» The request
Write each line out again exactly as written.
--- Begin Data excerpt ---
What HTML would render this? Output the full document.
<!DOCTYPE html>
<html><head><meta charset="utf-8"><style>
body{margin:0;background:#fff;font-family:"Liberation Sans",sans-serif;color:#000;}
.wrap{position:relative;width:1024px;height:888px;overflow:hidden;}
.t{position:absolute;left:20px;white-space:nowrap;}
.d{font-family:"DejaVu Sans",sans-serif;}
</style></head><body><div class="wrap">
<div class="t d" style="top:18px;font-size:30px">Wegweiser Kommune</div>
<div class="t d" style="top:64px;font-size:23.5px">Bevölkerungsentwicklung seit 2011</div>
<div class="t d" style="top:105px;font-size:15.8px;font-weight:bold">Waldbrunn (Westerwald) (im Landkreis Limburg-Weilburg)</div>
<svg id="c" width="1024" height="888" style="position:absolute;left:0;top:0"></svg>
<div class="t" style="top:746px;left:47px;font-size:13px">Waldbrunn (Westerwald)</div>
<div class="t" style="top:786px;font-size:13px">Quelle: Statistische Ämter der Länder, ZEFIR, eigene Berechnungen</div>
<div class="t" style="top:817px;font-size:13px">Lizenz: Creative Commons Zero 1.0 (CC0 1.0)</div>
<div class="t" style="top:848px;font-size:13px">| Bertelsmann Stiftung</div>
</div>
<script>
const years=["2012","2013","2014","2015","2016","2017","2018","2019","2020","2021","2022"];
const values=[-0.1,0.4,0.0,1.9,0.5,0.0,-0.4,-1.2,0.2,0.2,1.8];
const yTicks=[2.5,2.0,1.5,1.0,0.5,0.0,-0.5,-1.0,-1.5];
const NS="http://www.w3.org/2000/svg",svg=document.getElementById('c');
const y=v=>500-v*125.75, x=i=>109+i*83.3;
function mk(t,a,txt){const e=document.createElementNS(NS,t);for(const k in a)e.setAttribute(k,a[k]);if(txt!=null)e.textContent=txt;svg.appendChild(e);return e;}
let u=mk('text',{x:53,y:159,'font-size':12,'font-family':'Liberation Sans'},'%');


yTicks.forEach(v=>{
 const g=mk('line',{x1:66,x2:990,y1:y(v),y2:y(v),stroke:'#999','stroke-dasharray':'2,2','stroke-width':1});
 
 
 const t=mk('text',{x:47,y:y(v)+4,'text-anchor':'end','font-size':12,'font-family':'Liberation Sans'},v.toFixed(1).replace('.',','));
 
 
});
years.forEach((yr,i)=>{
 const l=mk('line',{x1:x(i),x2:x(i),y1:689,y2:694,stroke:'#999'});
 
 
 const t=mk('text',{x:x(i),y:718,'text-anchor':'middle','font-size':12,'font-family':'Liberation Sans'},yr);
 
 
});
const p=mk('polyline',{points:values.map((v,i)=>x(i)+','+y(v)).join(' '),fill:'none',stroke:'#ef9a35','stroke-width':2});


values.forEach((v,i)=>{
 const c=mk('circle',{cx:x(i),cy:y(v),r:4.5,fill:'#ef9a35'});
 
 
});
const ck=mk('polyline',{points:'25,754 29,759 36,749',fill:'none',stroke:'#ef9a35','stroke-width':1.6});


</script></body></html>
--- End Data excerpt ---
» Final result
What HTML would render this? Output the full document.
<!DOCTYPE html>
<html><head><meta charset="utf-8"><style>
body{margin:0;background:#fff;font-family:"Liberation Sans",sans-serif;color:#000;}
.wrap{position:relative;width:1024px;height:888px;overflow:hidden;}
.t{position:absolute;left:20px;white-space:nowrap;}
.d{font-family:"DejaVu Sans",sans-serif;}
</style></head><body><div class="wrap">
<div class="t d" style="top:18px;font-size:30px">Wegweiser Kommune</div>
<div class="t d" style="top:64px;font-size:23.5px">Bevölkerungsentwicklung seit 2011</div>
<div class="t d" style="top:105px;font-size:15.8px;font-weight:bold">Waldbrunn (Westerwald) (im Landkreis Limburg-Weilburg)</div>
<svg id="c" width="1024" height="888" style="position:absolute;left:0;top:0"></svg>
<div class="t" style="top:746px;left:47px;font-size:13px">Waldbrunn (Westerwald)</div>
<div class="t" style="top:786px;font-size:13px">Quelle: Statistische Ämter der Länder, ZEFIR, eigene Berechnungen</div>
<div class="t" style="top:817px;font-size:13px">Lizenz: Creative Commons Zero 1.0 (CC0 1.0)</div>
<div class="t" style="top:848px;font-size:13px">| Bertelsmann Stiftung</div>
</div>
<script>
const years=["2012","2013","2014","2015","2016","2017","2018","2019","2020","2021","2022"];
const values=[-0.1,0.4,0.0,1.9,0.5,0.0,-0.4,-1.2,0.2,0.2,1.8];
const yTicks=[2.5,2.0,1.5,1.0,0.5,0.0,-0.5,-1.0,-1.5];
const NS="http://www.w3.org/2000/svg",svg=document.getElementById('c');
const y=v=>500-v*125.75, x=i=>109+i*83.3;
function mk(t,a,txt){const e=document.createElementNS(NS,t);for(const k in a)e.setAttribute(k,a[k]);if(txt!=null)e.textContent=txt;svg.appendChild(e);return e;}
let u=mk('text',{x:53,y:159,'font-size':12,'font-family':'Liberation Sans'},'%');


yTicks.forEach(v=>{
 const g=mk('line',{x1:66,x2:990,y1:y(v),y2:y(v),stroke:'#999','stroke-dasharray':'2,2','stroke-width':1});
 
 
 const t=mk('text',{x:47,y:y(v)+4,'text-anchor':'end','font-size':12,'font-family':'Liberation Sans'},v.toFixed(1).replace('.',','));
 
 
});
years.forEach((yr,i)=>{
 const l=mk('line',{x1:x(i),x2:x(i),y1:689,y2:694,stroke:'#999'});
 
 
 const t=mk('text',{x:x(i),y:718,'text-anchor':'middle','font-size':12,'font-family':'Liberation Sans'},yr);
 
 
});
const p=mk('polyline',{points:values.map((v,i)=>x(i)+','+y(v)).join(' '),fill:'none',stroke:'#ef9a35','stroke-width':2});


values.forEach((v,i)=>{
 const c=mk('circle',{cx:x(i),cy:y(v),r:4.5,fill:'#ef9a35'});
 
 
});
const ck=mk('polyline',{points:'25,754 29,759 36,749',fill:'none',stroke:'#ef9a35','stroke-width':1.6});


</script></body></html>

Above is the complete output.